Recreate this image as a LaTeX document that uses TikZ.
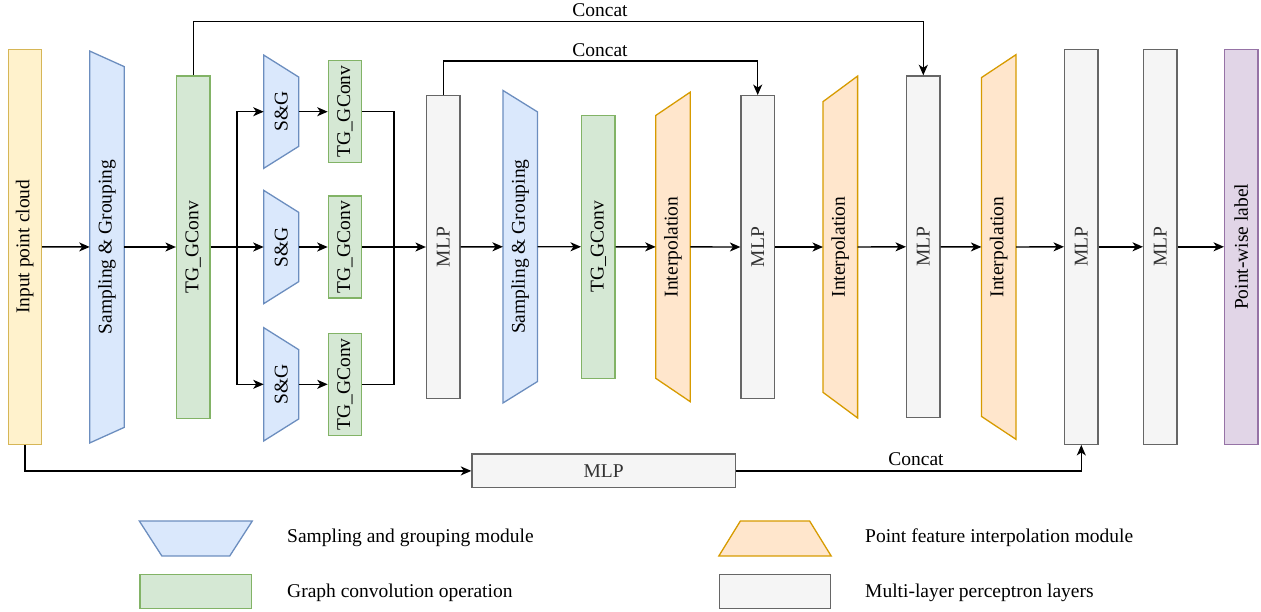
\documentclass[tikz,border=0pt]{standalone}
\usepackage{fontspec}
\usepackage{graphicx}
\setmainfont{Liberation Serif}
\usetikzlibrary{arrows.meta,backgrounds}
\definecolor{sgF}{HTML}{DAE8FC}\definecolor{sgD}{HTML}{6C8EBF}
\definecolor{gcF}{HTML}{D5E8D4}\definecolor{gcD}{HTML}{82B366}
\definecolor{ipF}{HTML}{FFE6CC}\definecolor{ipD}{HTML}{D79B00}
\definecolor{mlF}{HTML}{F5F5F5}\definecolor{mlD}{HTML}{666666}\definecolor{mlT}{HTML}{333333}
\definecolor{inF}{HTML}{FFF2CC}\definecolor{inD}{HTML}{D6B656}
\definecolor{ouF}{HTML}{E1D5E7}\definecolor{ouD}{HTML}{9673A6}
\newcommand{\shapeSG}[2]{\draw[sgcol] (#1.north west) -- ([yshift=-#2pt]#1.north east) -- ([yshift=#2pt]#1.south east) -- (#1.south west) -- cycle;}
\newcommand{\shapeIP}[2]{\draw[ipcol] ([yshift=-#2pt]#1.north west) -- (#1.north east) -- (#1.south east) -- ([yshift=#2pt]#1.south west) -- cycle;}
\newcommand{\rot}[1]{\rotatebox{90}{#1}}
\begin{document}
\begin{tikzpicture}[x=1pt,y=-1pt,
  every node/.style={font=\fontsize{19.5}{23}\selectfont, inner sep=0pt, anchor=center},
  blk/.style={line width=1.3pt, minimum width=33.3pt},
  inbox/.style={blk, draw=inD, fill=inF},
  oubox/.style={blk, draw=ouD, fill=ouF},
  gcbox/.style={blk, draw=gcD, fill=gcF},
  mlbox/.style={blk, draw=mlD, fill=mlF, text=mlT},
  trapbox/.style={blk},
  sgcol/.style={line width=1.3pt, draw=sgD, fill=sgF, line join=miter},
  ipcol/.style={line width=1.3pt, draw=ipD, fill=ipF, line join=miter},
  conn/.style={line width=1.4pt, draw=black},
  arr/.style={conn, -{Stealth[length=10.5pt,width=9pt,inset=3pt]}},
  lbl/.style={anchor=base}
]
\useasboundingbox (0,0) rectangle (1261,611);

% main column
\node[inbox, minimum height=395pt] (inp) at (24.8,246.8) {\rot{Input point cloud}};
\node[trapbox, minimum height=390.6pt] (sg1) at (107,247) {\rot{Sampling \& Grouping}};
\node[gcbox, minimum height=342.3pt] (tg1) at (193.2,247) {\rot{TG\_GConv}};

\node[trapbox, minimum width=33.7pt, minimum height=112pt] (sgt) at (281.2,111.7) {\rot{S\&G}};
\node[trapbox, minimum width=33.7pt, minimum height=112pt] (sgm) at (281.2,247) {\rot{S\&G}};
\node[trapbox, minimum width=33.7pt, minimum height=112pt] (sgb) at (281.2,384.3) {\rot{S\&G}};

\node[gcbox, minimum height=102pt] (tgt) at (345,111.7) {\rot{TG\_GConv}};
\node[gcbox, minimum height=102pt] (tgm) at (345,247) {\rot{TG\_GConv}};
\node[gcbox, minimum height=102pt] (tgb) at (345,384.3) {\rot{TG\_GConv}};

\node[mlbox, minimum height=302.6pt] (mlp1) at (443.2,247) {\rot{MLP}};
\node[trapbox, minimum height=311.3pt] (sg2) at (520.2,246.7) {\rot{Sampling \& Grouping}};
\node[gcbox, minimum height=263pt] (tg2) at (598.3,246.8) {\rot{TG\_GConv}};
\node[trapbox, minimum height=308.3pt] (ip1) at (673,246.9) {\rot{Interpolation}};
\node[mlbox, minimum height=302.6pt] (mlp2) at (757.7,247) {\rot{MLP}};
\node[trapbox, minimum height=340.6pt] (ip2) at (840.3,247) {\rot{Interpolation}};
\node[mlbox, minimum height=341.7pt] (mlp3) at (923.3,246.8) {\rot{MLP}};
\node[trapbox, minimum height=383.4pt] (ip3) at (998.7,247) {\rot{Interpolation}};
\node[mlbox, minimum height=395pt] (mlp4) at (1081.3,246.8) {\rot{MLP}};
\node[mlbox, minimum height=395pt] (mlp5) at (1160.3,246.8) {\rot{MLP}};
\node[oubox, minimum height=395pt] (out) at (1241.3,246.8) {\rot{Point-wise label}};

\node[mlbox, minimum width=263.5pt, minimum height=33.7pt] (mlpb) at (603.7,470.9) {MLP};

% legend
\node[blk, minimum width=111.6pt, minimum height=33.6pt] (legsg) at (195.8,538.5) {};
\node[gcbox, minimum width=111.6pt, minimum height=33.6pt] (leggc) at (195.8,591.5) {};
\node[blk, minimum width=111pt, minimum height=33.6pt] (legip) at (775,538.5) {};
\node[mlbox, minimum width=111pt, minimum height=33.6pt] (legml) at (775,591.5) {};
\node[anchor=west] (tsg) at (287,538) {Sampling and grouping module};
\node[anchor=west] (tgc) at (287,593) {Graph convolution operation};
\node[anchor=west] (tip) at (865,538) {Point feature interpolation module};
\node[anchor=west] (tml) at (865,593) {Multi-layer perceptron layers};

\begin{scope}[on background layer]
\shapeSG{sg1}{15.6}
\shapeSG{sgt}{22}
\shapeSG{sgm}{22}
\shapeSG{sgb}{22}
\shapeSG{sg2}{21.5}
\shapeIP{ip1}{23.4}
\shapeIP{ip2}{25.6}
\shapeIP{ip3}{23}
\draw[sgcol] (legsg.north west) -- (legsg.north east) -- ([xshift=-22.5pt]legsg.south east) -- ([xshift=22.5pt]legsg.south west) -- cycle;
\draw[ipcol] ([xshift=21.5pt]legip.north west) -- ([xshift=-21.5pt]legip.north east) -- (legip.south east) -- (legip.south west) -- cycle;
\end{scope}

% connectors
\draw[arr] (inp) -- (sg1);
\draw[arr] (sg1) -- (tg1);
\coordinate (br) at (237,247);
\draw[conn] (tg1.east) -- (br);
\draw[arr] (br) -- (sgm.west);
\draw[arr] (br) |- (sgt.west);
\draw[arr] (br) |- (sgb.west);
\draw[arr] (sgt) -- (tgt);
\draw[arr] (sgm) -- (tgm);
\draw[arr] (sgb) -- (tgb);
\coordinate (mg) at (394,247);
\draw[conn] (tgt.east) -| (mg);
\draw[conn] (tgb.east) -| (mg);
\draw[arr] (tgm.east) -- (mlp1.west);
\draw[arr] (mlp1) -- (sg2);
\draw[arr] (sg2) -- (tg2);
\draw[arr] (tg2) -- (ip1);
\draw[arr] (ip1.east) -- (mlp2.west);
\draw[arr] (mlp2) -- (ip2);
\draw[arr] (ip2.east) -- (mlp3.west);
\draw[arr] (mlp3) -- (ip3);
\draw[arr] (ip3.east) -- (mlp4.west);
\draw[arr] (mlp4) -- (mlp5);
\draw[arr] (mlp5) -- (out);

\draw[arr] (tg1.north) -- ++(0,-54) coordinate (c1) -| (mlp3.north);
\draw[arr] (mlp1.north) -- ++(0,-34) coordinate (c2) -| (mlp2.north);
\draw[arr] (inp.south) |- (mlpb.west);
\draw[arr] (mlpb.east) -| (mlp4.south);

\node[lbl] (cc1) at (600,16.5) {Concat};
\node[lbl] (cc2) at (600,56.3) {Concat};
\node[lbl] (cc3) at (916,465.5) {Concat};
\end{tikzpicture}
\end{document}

^^^^^^^^^^^^^^^^

Task: Starting at the top of the listing above, please restate word for word each line up to and including the one that holds "minimum height=342.3pt] (tg1)", omitting every image.

Finished exercise:
Recreate this image as a LaTeX document that uses TikZ.
\documentclass[tikz,border=0pt]{standalone}
\usepackage{fontspec}
\usepackage{graphicx}
\setmainfont{Liberation Serif}
\usetikzlibrary{arrows.meta,backgrounds}
\definecolor{sgF}{HTML}{DAE8FC}\definecolor{sgD}{HTML}{6C8EBF}
\definecolor{gcF}{HTML}{D5E8D4}\definecolor{gcD}{HTML}{82B366}
\definecolor{ipF}{HTML}{FFE6CC}\definecolor{ipD}{HTML}{D79B00}
\definecolor{mlF}{HTML}{F5F5F5}\definecolor{mlD}{HTML}{666666}\definecolor{mlT}{HTML}{333333}
\definecolor{inF}{HTML}{FFF2CC}\definecolor{inD}{HTML}{D6B656}
\definecolor{ouF}{HTML}{E1D5E7}\definecolor{ouD}{HTML}{9673A6}
\newcommand{\shapeSG}[2]{\draw[sgcol] (#1.north west) -- ([yshift=-#2pt]#1.north east) -- ([yshift=#2pt]#1.south east) -- (#1.south west) -- cycle;}
\newcommand{\shapeIP}[2]{\draw[ipcol] ([yshift=-#2pt]#1.north west) -- (#1.north east) -- (#1.south east) -- ([yshift=#2pt]#1.south west) -- cycle;}
\newcommand{\rot}[1]{\rotatebox{90}{#1}}
\begin{document}
\begin{tikzpicture}[x=1pt,y=-1pt,
  every node/.style={font=\fontsize{19.5}{23}\selectfont, inner sep=0pt, anchor=center},
  blk/.style={line width=1.3pt, minimum width=33.3pt},
  inbox/.style={blk, draw=inD, fill=inF},
  oubox/.style={blk, draw=ouD, fill=ouF},
  gcbox/.style={blk, draw=gcD, fill=gcF},
  mlbox/.style={blk, draw=mlD, fill=mlF, text=mlT},
  trapbox/.style={blk},
  sgcol/.style={line width=1.3pt, draw=sgD, fill=sgF, line join=miter},
  ipcol/.style={line width=1.3pt, draw=ipD, fill=ipF, line join=miter},
  conn/.style={line width=1.4pt, draw=black},
  arr/.style={conn, -{Stealth[length=10.5pt,width=9pt,inset=3pt]}},
  lbl/.style={anchor=base}
]
\useasboundingbox (0,0) rectangle (1261,611);

% main column
\node[inbox, minimum height=395pt] (inp) at (24.8,246.8) {\rot{Input point cloud}};
\node[trapbox, minimum height=390.6pt] (sg1) at (107,247) {\rot{Sampling \& Grouping}};
\node[gcbox, minimum height=342.3pt] (tg1) at (193.2,247) {\rot{TG\_GConv}};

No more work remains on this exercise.